Driving back from the Bay Area last Sunday, a funny , as in peculiar, thought hit me. It was smack in the big middle of the toughest part of the drive: the section between Vacaville and Redding. This is mostly agricultural flatland. Towns like Dunnigan, Artois, Winters, Corning, Red Bluff, Anderson, and Redding. I know I've forgotten some, but no matter, they are all very similar, hot dry, dusty, conservative, with the requisite gas stations, motels, and "restaurants." The choice is either the usual fast food suspects like KFC, McDonalds, Subway, with an Arbys or Carl's Jr. thrown in here and there. Occasionally there is a Bill and Kathy's restaurant, a Pilot truck stop, or an Indian casino, usually with feathers in the name.

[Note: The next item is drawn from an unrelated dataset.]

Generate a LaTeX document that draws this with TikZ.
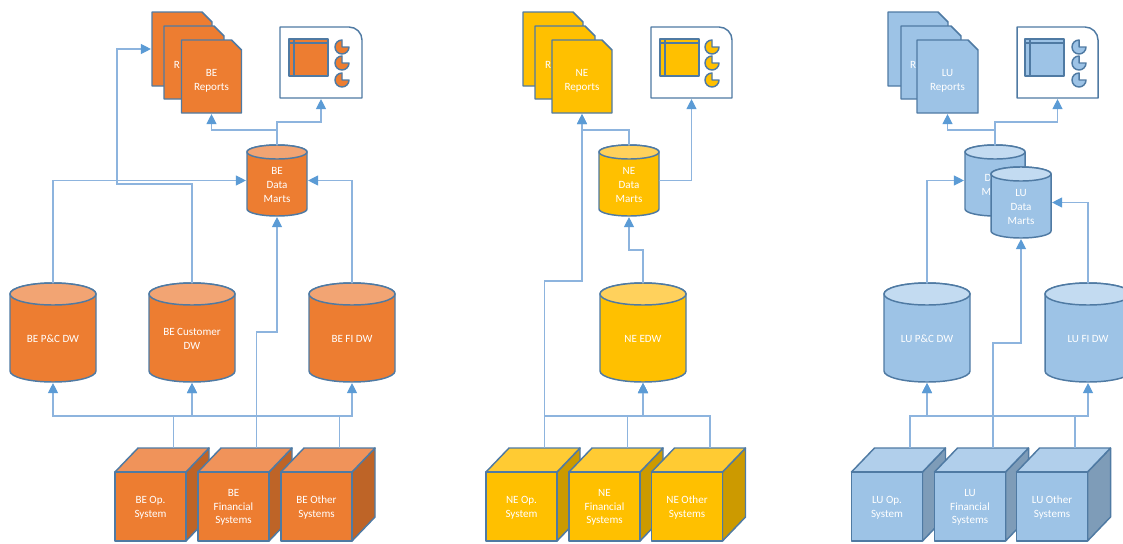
\documentclass[tikz,border=0pt]{standalone}
\usepackage{fontspec}
\setmainfont{Carlito}
\usetikzlibrary{arrows.meta}
\definecolor{bebody}{HTML}{ED7D31}\definecolor{betop}{HTML}{F2A473}\definecolor{becube}{HTML}{F0935A}\definecolor{beside}{HTML}{BE6427}
\definecolor{nebody}{HTML}{FFC000}\definecolor{netop}{HTML}{FFD15C}\definecolor{necube}{HTML}{FFCB33}\definecolor{neside}{HTML}{CC9A00}
\definecolor{lubody}{HTML}{9DC3E6}\definecolor{lutop}{HTML}{C3DBF1}\definecolor{lucube}{HTML}{B1CFEB}\definecolor{luside}{HTML}{7E9CB8}
\definecolor{edgeblue}{HTML}{4F7AA3}\definecolor{linkblue}{HTML}{8DB4DE}\definecolor{tipblue}{HTML}{5B9BD5}
\tikzset{
  shapeline/.style={draw=edgeblue,line width=1.1pt,line join=round},
  anchorbox/.style={inner sep=0pt,outer sep=0pt,draw=none},
  lbl/.style={text=white,align=center,inner sep=0pt,yshift=-0.75pt,font=\fontsize{8.3pt}{10.2pt}\selectfont},
  conn/.style={draw=linkblue,line width=0.85pt,shorten >=0.8pt,-{Triangle[length=7.5pt,width=7.5pt,color=tipblue,fill=tipblue]}},
}
% name, cx, top, w, h, ry, prefix, text
\newcommand\cylshape[8]{%
  \pgfmathsetmacro\xa{#2-#4/2}\pgfmathsetmacro\xb{#2+#4/2}%
  \pgfmathsetmacro\ya{#3+#6}\pgfmathsetmacro\yb{#3+#5-#6}%
  \pgfmathsetmacro\yc{#3+#5/2}\pgfmathsetmacro\yt{\yc+#6/2}%
  \filldraw[shapeline,fill=#7body] (\xa,\ya) -- (\xa,\yb)
    arc[start angle=180,end angle=360,x radius=#4*0.375pt,y radius=#6*0.75pt]
    -- (\xb,\ya) arc[start angle=0,end angle=180,x radius=#4*0.375pt,y radius=#6*0.75pt] -- cycle;
  \filldraw[shapeline,fill=#7top] (#2,\ya) ellipse[x radius=#4*0.375pt,y radius=#6*0.75pt];
  \node[anchorbox,minimum width=#4*0.75pt,minimum height=#5*0.75pt] (#1) at (#2,\yc) {};
  \node[lbl] (#1t) at (#2,\yt) {#8};
}
% name, cx, top, w, h, prefix
\newcommand\docshape[6]{%
  \pgfmathsetmacro\xa{#2-#4/2}\pgfmathsetmacro\xb{#2+#4/2}\pgfmathsetmacro\xc{\xb-10}%
  \pgfmathsetmacro\yb{#3+#5}\pgfmathsetmacro\yc{#3+#5/2}\pgfmathsetmacro\yd{#3+10}%
  \filldraw[shapeline,fill=#6body] (\xa,#3) -- (\xc,#3) -- (\xb,\yd) -- (\xb,\yb) -- (\xa,\yb) -- cycle;
  \node[anchorbox,minimum width=#4*0.75pt,minimum height=#5*0.75pt] (#1) at (#2,\yc) {};
}
% name, front cx, front top, w, h, prefix, text
\newcommand\cubeshape[7]{%
  \pgfmathsetmacro\xa{#2-#4/2}\pgfmathsetmacro\xb{#2+#4/2}\pgfmathsetmacro\xc{\xa+23}\pgfmathsetmacro\xd{\xb+23}%
  \pgfmathsetmacro\yb{#3+#5}\pgfmathsetmacro\yc{#3-24}\pgfmathsetmacro\yd{\yb-24}\pgfmathsetmacro\ym{#3+#5/2}\pgfmathsetmacro\xt{#2+23}%
  \filldraw[shapeline,fill=#6side] (\xb,#3) -- (\xd,\yc) -- (\xd,\yd) -- (\xb,\yb) -- cycle;
  \filldraw[shapeline,fill=#6cube] (\xa,#3) -- (\xc,\yc) -- (\xd,\yc) -- (\xb,#3) -- cycle;
  \filldraw[shapeline,fill=#6body] (\xa,#3) rectangle (\xb,\yb);
  \node[lbl] (#1) at (#2,\ym) {#7};
  \coordinate (#1top) at (\xt,\yc);
}
% name, left, top, w, h, table dx, pie dx, prefix
\newcommand\dashshape[8]{%
  \pgfmathsetmacro\xb{#2+#4}\pgfmathsetmacro\xc{\xb-13}\pgfmathsetmacro\yb{#3+#5}\pgfmathsetmacro\yd{#3+13}%
  \pgfmathsetmacro\xm{#2+#4/2}\pgfmathsetmacro\ym{#3+#5/2}%
  \filldraw[shapeline,fill=white] (#2,#3) -- (\xc,#3) arc[start angle=90,end angle=0,radius=9.75pt] -- (\xb,\yb) -- (#2,\yb) -- cycle;
  \node[anchorbox,minimum width=#4*0.75pt,minimum height=#5*0.75pt] (#1) at (\xm,\ym) {};
  \pgfmathsetmacro\ta{#2+#6}\pgfmathsetmacro\tb{\ta+39}\pgfmathsetmacro\tc{\ta+5}%
  \pgfmathsetmacro\ua{#3+12}\pgfmathsetmacro\ub{\ua+37}\pgfmathsetmacro\uc{\ua+4}%
  \filldraw[shapeline,fill=#8body] (\ta,\ua) rectangle (\tb,\ub);
  \draw[shapeline] (\ta,\uc) -- (\tb,\uc) (\tc,\ua) -- (\tc,\ub);
  \pgfmathsetmacro\px{#2+#7}%
  \foreach \dy in {20,36,53}{%
    \pgfmathsetmacro\py{#3+\dy}\pgfmathsetmacro\pt{\py-7}%
    \filldraw[shapeline,fill=#8body] (\px,\py) -- (\px,\pt) arc[start angle=90,end angle=360,radius=5.25pt] -- cycle;
  }%
}
\begin{document}
\begin{tikzpicture}[x=0.75pt,y=-0.75pt]
\useasboundingbox (0,0) rectangle (1123,543);
\clip (0,0) rectangle (1123,543);
% ---------- BE ----------
\docshape{bra}{182}{12}{60}{74}{be}
\docshape{brb}{194}{26}{60}{73}{be}
\node[lbl] (brbt) at (177,64) {R};
\docshape{brc}{211.5}{40}{60}{73}{be}
\node[lbl] (brct) at (211.5,80) {BE\\Reports};
\dashshape{bd}{280}{27}{82}{71}{9}{62}{be}
\cylshape{bm}{277}{145}{60}{71}{7}{be}{BE\\Data\\Marts}
\cylshape{bp}{53}{283}{86}{99}{11}{be}{BE P\&C DW}
\cylshape{bu}{192}{283}{86}{99}{11}{be}{BE Customer\\DW}
\cylshape{bf}{352}{283}{86}{99}{11}{be}{BE FI DW}
\cubeshape{ba}{150.5}{472}{71}{69}{be}{BE Op.\\System}
\cubeshape{bb}{233.5}{472}{71}{69}{be}{BE\\Financial\\Systems}
\cubeshape{bc}{316.5}{472}{71}{69}{be}{BE Other\\Systems}
\coordinate (bbus) at (0,416);
\coordinate (bjup) at (0,122);
\coordinate (bjdoc) at (0,130);
\coordinate (bjcu) at (117,184);
\coordinate (bjfin) at (257,332);
\draw[conn] (batop) -- (batop |- bbus) -| (bp.south);
\draw[conn] (batop) -- (batop |- bbus) -| (bu.south);
\draw[conn] (bctop) -- (bctop |- bbus) -| (bu.south);
\draw[conn] (bctop) -- (bctop |- bbus) -| (bf.south);
\draw[conn] (bbtop) |- (bjfin) -| (bm.south);
\draw[conn] (bp.north) |- (bm.west);
\draw[conn] (bf.north) |- (bm.east);
\draw[conn] (bu.north) |- (bjcu) |- (bra.west);
\draw[conn] (bm.north) -- (bm.north |- bjup) -| (bd.south);
\draw[conn] (bm.north) -- (bm.north |- bjdoc) -| (brc.south);
% ---------- NE ----------
\docshape{nra}{553}{12}{60}{74}{ne}
\docshape{nrb}{565}{26}{60}{73}{ne}
\node[lbl] (nrbt) at (548,64) {R};
\docshape{nrc}{582}{40}{60}{73}{ne}
\node[lbl] (nrct) at (582,80) {NE\\Reports};
\dashshape{nd}{651}{27}{81}{71}{9}{61}{ne}
\cylshape{nm}{629}{145}{60}{71}{7}{ne}{NE\\Data\\Marts}
\cylshape{ne}{643}{283}{86}{99}{11}{ne}{NE EDW}
\cubeshape{na}{521.5}{472}{71}{69}{ne}{NE Op.\\System}
\cubeshape{nb}{604.5}{472}{71}{69}{ne}{NE\\Financial\\Systems}
\cubeshape{nc}{687}{472}{71}{69}{ne}{NE Other\\Systems}
\coordinate (nbus) at (0,416);
\coordinate (njdoc) at (0,130);
\coordinate (njedw) at (0,250);
\coordinate (njop) at (0,281);
\draw[conn] (natop) -- (natop |- nbus) -| (ne.south);
\draw[conn] (nbtop) -- (nbtop |- nbus) -| (ne.south);
\draw[conn] (nctop) -- (nctop |- nbus) -| (ne.south);
\draw[conn] (natop) -- (natop |- njop) -| (nrc.south);
\draw[conn] (ne.north) -- (ne.north |- njedw) -| (nm.south);
\draw[conn] (nm.north) -- (nm.north |- njdoc) -| (nrc.south);
\draw[conn] (nm.east) -| (nd.south);
% ---------- LU ----------
\docshape{lra}{918}{12}{60}{74}{lu}
\docshape{lrb}{931}{26}{60}{73}{lu}
\node[lbl] (lrbt) at (913,64) {R};
\docshape{lrc}{947.5}{40}{61}{73}{lu}
\node[lbl] (lrct) at (947.5,80) {LU\\Reports};
\dashshape{ld}{1017}{27}{81}{71}{8}{62}{lu}
\cylshape{lm}{995}{145}{60}{71}{7}{lu}{Data\\Marts}
\cylshape{ln}{1021}{167}{60}{71}{7}{lu}{LU\\Data\\Marts}
\cylshape{lp}{927}{283}{86}{99}{11}{lu}{LU P\&C DW}
\cylshape{lf}{1088}{283}{86}{99}{11}{lu}{LU FI DW}
\cubeshape{la}{887}{472}{71}{69}{lu}{LU Op.\\System}
\cubeshape{lb}{970}{472}{71}{69}{lu}{LU\\Financial\\Systems}
\cubeshape{lc}{1052}{472}{71}{69}{lu}{LU Other\\Systems}
\coordinate (lbus) at (0,416);
\coordinate (ljup) at (0,122);
\coordinate (ljdoc) at (0,130);
\coordinate (ljfin) at (0,343);
\draw[conn] (latop) -- (latop |- lbus) -| (lp.south);
\draw[conn] (lctop) -- (lctop |- lbus) -| (lp.south);
\draw[conn] (lctop) -- (lctop |- lbus) -| (lf.south);
\draw[conn] (lbtop) -- (lbtop |- ljfin) -| (ln.south);
\draw[conn] (lp.north) |- (lm.west);
\draw[conn] (lf.north) |- (ln.east);
\draw[conn] (lm.north) -- (lm.north |- ljup) -| (ld.south);
\draw[conn] (lm.north) -- (lm.north |- ljdoc) -| (lrc.south);
\end{tikzpicture}
\end{document}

As if traveling through these towns isn't torture enough, some folks there go out of their way to place grotesque billboards by the highway extolling their political beliefs. I'm used to the usual reminders that Christ died for my sins, and the blood spattered anti-abortion diatribes that rest under large Oak trees in this stretch of Northern California. But this time I was treated to something new. A real reminder of just how far we haven't come.

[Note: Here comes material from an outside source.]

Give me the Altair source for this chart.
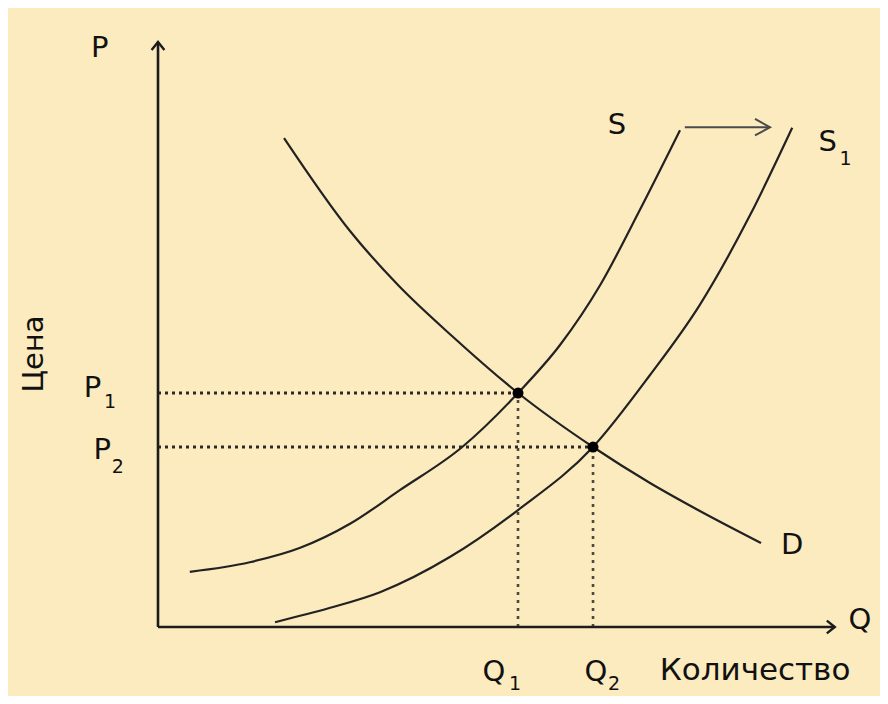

The sign read "Produce the Birth Certificate." We all know what this is about. "Birthers" are attempting to spread their manure in California's agricultural factories and fields. Then it hit me. What if it were the reverse. What if every time you had to drive through these rural desolation rows the messages foisted on you were quite different. "Produce the Health Care for Everyone" for a starter. Maybe we could put graphic pictures of clogged arteries next to all the fast food advertisements?

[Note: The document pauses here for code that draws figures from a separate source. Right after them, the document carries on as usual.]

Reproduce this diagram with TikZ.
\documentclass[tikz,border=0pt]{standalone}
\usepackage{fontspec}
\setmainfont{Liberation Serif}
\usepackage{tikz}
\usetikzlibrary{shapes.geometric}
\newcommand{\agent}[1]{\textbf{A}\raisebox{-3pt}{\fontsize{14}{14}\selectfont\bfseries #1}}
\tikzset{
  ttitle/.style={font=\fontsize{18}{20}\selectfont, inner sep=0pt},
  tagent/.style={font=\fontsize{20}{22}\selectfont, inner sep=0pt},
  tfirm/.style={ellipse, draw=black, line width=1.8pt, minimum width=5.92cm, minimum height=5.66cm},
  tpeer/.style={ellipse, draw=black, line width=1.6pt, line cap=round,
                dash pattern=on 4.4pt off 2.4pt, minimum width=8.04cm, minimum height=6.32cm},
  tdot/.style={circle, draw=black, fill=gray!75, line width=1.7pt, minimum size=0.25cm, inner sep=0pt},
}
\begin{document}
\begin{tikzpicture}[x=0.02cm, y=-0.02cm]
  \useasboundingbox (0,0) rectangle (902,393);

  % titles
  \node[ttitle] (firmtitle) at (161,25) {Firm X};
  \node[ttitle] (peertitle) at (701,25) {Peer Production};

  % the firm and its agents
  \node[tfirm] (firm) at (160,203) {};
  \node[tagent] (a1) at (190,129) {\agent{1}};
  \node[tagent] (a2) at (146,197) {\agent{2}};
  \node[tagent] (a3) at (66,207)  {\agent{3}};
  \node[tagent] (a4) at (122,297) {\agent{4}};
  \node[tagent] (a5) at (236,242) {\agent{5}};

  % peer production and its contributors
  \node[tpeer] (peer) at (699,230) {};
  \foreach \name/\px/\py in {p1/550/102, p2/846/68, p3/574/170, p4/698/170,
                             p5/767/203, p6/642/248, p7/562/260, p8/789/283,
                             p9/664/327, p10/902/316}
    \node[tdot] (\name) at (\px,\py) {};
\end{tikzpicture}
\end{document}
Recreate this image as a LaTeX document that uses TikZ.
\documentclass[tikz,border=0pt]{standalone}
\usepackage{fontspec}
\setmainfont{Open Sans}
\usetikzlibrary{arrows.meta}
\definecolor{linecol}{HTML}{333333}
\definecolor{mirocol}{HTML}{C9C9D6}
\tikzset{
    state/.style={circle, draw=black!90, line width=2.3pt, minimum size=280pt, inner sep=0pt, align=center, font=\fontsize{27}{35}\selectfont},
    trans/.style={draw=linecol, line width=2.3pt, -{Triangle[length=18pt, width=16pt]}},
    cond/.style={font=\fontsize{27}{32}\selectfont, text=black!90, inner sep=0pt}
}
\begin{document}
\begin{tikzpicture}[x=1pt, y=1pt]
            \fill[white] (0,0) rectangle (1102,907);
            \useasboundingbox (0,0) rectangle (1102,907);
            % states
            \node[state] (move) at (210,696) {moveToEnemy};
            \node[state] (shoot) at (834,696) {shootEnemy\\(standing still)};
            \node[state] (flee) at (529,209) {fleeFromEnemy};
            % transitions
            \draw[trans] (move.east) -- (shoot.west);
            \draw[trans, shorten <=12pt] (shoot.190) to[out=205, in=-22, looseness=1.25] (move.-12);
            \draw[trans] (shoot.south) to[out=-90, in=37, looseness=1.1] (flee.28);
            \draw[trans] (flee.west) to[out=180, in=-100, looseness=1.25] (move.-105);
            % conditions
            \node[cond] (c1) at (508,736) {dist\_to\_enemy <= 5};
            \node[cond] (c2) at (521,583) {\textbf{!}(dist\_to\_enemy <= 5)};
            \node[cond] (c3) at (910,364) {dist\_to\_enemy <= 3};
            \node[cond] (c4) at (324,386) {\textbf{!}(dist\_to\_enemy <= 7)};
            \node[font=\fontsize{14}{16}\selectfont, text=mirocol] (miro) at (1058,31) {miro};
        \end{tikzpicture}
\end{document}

This isn't going to happen anytime soon, but every time I go to some outpost of civilization between major cities I notice that there are more people my age with my politics around every corner. It's just a matter of time.
II

A former colleague of mine used to have a poster in her classroom which read "Unless we read, we live but one tiny life." I think there was a picture of a young girl reading a book with a sparkling collection of images, archetypes, and colorful people swirling inside a thought bubble. I have always found this notion comforting...until...recently when I learned that a friend of mine has an 80 something mother who is an avid reader, but about as repressed, depressed, obsessed, a real mess...of a person as can be. This woman is the kind of person that sucks the energy out of the room. Her face, as bluesman Taj Mahal once sang, is "in a permanent frown." Her family is way too fucked up to mention in this brief space, and I do not want to write about hypocrites, racists, dsyfunctional, illiterate, ignorant, privileged, useless, pathetic, misanthropes. This woman apparently reads widely. What happened? Why the tiny life? I know, I know, maybe she has another life like most in her family. It doesn't seem possible in this case. Can a person read for a lifetime with no apparent positive impact? You tell me.